(What needs to be done): Everything from the line containing "Write a Python" through the line containing "msc_dna_max = [4.25, 5.5, 5.7, 4.1, 4.9, 4.65]" must be written out exactly, and nothing more; leave any pictures out.
--------------------
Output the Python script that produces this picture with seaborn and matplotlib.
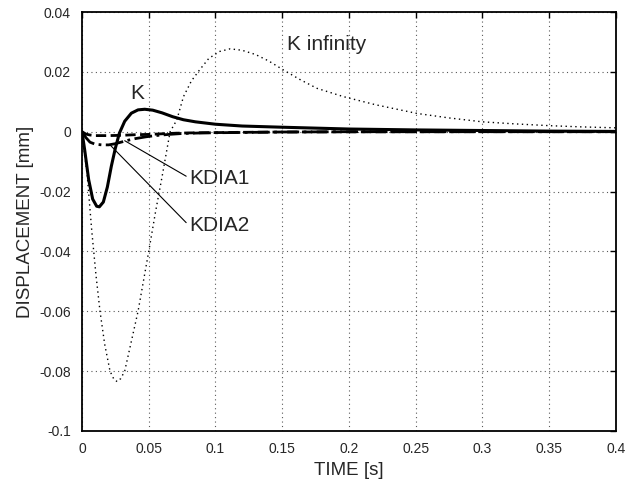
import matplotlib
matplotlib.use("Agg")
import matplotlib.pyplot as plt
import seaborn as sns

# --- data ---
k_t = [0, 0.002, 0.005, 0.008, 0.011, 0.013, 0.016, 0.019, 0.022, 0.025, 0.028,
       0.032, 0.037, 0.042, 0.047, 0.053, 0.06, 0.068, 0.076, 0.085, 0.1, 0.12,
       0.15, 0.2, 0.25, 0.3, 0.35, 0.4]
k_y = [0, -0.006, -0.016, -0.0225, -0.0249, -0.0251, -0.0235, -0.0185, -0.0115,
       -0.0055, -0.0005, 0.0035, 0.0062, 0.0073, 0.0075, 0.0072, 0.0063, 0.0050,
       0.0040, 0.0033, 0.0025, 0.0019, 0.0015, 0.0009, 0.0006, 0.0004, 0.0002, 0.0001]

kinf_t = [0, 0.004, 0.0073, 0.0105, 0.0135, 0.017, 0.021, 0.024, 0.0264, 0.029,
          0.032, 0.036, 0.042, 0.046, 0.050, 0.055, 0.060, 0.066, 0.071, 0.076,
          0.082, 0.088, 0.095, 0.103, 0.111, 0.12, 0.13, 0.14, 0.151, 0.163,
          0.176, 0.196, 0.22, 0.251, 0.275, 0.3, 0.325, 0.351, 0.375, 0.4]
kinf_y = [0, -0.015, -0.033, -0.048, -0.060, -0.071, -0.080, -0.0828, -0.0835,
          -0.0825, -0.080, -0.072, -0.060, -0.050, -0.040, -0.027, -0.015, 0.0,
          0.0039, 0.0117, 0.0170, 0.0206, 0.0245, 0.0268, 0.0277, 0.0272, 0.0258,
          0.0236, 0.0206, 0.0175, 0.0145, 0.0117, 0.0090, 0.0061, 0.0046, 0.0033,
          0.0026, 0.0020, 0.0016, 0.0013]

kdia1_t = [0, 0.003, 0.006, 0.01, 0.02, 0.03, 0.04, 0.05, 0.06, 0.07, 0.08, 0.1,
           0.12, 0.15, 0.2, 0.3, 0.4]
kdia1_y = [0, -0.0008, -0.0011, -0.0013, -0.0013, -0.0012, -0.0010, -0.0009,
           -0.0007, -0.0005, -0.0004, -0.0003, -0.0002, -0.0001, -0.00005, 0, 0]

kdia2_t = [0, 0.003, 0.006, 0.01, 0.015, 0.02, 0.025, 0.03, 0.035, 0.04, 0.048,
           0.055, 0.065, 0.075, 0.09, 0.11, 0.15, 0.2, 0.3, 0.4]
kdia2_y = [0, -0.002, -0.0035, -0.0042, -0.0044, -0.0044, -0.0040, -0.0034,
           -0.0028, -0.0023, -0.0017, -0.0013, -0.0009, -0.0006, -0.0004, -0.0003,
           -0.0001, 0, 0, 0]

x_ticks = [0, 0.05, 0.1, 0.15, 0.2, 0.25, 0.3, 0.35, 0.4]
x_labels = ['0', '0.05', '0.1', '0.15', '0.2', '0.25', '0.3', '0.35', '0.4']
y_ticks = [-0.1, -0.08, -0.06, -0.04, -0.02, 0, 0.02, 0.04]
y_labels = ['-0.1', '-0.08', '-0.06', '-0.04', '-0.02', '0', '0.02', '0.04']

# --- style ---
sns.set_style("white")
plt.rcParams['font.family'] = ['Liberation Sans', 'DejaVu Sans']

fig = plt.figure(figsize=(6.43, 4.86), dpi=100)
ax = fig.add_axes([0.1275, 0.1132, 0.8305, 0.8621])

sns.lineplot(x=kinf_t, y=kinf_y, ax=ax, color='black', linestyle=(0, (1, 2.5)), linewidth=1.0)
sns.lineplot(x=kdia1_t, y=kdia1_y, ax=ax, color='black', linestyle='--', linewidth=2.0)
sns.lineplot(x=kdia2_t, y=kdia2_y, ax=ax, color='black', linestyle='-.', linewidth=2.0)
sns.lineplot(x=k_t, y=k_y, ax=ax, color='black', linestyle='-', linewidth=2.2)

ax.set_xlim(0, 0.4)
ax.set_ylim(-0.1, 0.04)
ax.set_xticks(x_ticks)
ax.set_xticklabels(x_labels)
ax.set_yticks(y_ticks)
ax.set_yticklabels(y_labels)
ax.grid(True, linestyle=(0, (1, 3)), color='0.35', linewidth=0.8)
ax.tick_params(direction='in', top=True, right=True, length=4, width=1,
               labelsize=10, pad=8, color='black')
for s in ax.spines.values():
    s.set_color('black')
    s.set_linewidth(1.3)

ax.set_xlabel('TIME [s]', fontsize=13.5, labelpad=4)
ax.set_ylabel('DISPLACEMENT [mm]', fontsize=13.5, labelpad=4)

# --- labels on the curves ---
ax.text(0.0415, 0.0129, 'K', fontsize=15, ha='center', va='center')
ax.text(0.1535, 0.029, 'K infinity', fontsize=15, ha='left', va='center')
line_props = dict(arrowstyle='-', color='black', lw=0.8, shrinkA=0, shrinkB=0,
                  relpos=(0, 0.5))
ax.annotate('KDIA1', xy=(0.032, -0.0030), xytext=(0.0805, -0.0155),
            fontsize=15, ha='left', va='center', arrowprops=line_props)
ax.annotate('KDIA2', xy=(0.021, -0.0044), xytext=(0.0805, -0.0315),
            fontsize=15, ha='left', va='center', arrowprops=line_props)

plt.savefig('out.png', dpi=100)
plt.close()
--------------------
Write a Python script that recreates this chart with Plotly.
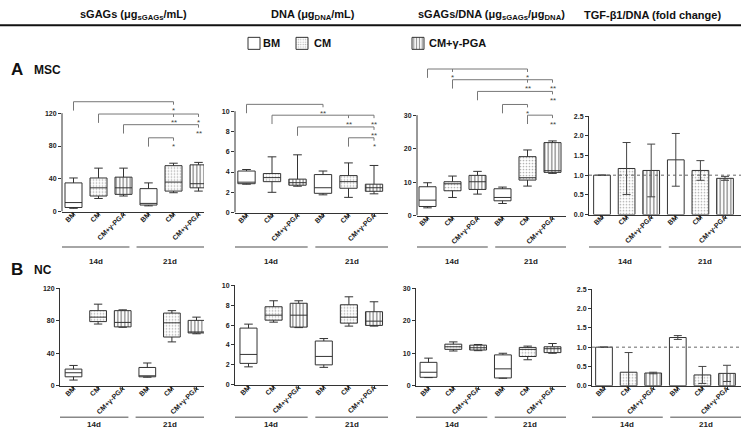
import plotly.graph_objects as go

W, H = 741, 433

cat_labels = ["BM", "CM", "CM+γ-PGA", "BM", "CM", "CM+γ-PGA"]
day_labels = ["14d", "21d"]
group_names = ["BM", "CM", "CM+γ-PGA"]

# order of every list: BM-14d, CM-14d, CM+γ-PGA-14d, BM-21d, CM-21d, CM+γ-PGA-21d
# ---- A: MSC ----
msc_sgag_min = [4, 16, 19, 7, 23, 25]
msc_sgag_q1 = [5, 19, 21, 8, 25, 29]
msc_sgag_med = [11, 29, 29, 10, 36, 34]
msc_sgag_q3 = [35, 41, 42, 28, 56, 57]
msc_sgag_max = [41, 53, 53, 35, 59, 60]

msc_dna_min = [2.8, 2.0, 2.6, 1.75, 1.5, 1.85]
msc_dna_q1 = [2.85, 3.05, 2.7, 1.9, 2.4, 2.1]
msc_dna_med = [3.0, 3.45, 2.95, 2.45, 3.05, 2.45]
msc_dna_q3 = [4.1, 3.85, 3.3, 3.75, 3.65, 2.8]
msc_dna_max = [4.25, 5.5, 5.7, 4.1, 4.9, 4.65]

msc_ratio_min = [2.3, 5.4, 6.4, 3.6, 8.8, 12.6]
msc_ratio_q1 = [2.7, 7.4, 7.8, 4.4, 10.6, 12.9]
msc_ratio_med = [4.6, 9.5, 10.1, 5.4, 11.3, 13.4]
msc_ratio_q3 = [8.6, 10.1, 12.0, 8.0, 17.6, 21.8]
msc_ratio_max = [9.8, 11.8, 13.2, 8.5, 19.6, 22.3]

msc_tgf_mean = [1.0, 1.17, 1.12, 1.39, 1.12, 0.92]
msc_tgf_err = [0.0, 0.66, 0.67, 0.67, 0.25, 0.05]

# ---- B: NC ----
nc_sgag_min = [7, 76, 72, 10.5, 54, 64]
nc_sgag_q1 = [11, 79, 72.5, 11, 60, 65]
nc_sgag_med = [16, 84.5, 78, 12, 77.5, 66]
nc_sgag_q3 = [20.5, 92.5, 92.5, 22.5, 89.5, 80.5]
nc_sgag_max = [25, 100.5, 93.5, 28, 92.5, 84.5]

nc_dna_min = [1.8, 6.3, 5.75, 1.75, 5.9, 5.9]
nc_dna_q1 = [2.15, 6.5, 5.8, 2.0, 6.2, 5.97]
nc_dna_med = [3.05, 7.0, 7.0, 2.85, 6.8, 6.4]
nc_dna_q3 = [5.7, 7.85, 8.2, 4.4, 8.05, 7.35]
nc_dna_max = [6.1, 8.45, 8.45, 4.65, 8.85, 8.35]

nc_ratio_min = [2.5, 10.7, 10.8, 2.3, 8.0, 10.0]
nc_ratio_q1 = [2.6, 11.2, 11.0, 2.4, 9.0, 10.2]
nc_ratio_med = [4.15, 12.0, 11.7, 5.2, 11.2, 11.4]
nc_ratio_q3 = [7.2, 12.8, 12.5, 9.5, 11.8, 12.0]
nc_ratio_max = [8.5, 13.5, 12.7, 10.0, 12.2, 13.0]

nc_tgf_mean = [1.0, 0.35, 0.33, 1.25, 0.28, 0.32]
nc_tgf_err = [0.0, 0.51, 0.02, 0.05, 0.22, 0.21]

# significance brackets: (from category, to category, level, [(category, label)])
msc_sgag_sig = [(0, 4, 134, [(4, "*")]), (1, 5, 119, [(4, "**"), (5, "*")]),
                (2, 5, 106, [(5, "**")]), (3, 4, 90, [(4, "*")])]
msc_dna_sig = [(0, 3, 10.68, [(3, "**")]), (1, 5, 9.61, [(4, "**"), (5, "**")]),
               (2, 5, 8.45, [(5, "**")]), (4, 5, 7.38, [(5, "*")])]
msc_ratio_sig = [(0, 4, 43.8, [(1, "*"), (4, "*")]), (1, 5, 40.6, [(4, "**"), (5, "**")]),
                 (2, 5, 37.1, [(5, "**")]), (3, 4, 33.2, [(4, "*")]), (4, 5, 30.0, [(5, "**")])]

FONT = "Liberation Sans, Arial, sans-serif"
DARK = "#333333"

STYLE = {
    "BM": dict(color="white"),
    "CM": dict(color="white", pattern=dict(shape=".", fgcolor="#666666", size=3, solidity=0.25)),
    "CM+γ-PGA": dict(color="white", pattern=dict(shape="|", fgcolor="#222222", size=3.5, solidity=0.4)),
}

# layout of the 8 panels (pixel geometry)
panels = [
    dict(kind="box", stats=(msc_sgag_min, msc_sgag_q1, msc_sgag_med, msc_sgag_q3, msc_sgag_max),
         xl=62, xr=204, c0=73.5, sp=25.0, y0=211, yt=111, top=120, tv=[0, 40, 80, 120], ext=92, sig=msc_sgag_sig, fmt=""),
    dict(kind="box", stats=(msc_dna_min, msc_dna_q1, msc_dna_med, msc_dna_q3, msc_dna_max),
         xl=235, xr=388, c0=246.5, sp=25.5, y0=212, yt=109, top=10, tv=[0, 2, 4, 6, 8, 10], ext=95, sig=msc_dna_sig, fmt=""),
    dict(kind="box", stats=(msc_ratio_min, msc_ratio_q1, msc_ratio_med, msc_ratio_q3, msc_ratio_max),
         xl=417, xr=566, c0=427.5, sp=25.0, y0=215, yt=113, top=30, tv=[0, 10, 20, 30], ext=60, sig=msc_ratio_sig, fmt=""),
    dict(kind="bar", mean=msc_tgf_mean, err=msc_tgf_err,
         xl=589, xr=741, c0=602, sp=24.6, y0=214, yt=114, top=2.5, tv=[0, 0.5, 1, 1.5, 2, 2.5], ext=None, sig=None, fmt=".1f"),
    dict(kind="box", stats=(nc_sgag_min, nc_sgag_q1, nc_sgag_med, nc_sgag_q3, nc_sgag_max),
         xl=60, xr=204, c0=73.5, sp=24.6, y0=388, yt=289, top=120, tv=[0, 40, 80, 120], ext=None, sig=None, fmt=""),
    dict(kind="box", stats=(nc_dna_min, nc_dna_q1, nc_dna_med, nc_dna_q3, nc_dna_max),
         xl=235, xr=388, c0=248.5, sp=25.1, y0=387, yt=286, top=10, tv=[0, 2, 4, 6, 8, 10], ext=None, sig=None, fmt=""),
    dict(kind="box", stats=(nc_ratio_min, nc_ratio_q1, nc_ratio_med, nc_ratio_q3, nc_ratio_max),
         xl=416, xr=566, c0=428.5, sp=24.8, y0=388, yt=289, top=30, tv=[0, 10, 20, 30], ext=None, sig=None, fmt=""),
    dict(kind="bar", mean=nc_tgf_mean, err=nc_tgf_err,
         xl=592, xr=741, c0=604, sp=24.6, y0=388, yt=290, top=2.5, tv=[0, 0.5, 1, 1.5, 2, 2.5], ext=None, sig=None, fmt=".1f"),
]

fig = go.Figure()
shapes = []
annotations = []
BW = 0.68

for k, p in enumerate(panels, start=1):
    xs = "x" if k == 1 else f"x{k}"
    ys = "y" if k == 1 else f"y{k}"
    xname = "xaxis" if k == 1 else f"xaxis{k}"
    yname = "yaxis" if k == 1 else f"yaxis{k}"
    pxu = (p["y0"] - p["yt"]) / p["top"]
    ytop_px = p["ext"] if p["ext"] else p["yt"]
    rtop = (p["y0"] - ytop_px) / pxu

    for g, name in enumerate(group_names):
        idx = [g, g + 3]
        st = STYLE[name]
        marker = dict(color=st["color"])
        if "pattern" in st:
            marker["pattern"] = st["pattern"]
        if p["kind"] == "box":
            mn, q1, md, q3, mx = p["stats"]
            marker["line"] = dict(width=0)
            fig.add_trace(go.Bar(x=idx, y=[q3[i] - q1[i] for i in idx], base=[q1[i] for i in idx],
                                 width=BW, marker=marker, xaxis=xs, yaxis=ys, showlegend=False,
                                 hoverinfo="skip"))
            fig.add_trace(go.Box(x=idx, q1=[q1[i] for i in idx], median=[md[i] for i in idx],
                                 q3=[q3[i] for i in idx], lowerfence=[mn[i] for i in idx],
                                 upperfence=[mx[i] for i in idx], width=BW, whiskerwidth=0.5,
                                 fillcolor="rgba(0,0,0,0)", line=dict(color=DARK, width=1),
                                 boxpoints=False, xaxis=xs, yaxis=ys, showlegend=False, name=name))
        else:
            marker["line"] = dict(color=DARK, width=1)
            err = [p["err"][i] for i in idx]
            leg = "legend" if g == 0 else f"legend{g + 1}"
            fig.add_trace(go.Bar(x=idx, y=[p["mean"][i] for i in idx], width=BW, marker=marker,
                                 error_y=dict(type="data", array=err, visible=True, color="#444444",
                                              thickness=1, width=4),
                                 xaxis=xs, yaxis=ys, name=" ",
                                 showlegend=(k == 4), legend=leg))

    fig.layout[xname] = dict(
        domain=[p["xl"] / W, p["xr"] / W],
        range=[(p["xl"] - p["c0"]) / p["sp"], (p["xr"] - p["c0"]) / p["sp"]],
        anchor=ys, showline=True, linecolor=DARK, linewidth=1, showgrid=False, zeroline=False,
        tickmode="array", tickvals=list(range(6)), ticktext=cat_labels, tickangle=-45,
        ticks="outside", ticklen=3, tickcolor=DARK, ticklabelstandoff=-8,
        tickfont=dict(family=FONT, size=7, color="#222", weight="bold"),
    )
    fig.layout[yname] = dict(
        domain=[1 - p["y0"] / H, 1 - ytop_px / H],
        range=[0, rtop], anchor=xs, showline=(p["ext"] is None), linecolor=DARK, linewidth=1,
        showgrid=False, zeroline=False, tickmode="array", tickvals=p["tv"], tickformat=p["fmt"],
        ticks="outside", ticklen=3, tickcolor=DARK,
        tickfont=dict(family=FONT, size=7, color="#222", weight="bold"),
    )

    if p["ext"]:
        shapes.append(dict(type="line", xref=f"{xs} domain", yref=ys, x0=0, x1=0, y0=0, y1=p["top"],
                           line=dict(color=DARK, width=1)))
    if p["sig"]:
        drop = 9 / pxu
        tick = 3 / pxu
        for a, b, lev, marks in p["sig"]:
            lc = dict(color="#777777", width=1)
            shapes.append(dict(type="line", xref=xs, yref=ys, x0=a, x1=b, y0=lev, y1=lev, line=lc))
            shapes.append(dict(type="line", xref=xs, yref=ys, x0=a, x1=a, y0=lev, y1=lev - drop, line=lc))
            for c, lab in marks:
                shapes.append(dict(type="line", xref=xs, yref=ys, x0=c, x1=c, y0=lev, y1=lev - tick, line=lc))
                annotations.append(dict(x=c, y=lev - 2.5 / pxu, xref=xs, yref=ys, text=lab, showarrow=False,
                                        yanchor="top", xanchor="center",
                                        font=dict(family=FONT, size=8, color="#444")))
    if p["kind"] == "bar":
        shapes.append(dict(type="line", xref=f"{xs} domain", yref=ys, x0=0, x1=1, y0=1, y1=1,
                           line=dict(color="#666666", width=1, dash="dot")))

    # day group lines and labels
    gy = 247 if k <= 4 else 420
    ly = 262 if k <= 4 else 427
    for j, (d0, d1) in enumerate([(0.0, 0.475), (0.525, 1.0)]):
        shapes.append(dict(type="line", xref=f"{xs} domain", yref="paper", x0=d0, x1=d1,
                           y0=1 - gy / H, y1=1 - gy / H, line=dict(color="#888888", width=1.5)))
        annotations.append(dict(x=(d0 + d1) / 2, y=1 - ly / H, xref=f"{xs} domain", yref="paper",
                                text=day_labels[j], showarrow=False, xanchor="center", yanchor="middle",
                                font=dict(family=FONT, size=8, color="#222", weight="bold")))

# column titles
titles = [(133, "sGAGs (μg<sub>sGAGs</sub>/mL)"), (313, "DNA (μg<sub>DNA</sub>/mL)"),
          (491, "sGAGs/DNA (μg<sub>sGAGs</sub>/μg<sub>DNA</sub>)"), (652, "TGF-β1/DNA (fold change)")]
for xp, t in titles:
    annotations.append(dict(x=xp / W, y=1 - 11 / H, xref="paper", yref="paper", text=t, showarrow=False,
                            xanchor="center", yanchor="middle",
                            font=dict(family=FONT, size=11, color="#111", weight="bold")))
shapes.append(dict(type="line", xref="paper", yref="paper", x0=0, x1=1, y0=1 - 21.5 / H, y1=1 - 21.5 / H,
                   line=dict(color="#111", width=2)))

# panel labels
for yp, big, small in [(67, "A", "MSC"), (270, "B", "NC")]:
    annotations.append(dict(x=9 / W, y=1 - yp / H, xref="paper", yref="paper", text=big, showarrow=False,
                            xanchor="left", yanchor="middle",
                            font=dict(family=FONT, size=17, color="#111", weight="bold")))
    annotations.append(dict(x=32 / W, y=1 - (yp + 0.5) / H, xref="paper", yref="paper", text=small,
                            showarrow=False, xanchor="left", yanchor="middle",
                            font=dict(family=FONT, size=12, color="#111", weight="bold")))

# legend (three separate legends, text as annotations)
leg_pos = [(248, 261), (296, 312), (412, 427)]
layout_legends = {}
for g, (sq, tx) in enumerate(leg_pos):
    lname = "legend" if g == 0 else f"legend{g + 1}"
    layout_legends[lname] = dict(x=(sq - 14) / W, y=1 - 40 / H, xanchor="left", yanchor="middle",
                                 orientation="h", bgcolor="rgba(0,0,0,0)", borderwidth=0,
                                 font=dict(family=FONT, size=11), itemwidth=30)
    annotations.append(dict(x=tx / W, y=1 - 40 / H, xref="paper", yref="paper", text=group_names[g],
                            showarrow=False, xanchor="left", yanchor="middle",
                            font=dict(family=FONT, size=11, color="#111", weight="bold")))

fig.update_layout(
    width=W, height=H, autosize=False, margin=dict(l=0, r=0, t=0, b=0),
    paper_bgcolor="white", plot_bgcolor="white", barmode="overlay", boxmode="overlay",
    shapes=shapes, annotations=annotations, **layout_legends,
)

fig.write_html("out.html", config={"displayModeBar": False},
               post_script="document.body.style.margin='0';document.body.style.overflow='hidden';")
--------------------
(Reply):
Write a Python script that recreates this chart with Plotly.
import plotly.graph_objects as go

W, H = 741, 433

cat_labels = ["BM", "CM", "CM+γ-PGA", "BM", "CM", "CM+γ-PGA"]
day_labels = ["14d", "21d"]
group_names = ["BM", "CM", "CM+γ-PGA"]

# order of every list: BM-14d, CM-14d, CM+γ-PGA-14d, BM-21d, CM-21d, CM+γ-PGA-21d
# ---- A: MSC ----
msc_sgag_min = [4, 16, 19, 7, 23, 25]
msc_sgag_q1 = [5, 19, 21, 8, 25, 29]
msc_sgag_med = [11, 29, 29, 10, 36, 34]
msc_sgag_q3 = [35, 41, 42, 28, 56, 57]
msc_sgag_max = [41, 53, 53, 35, 59, 60]

msc_dna_min = [2.8, 2.0, 2.6, 1.75, 1.5, 1.85]
msc_dna_q1 = [2.85, 3.05, 2.7, 1.9, 2.4, 2.1]
msc_dna_med = [3.0, 3.45, 2.95, 2.45, 3.05, 2.45]
msc_dna_q3 = [4.1, 3.85, 3.3, 3.75, 3.65, 2.8]
msc_dna_max = [4.25, 5.5, 5.7, 4.1, 4.9, 4.65]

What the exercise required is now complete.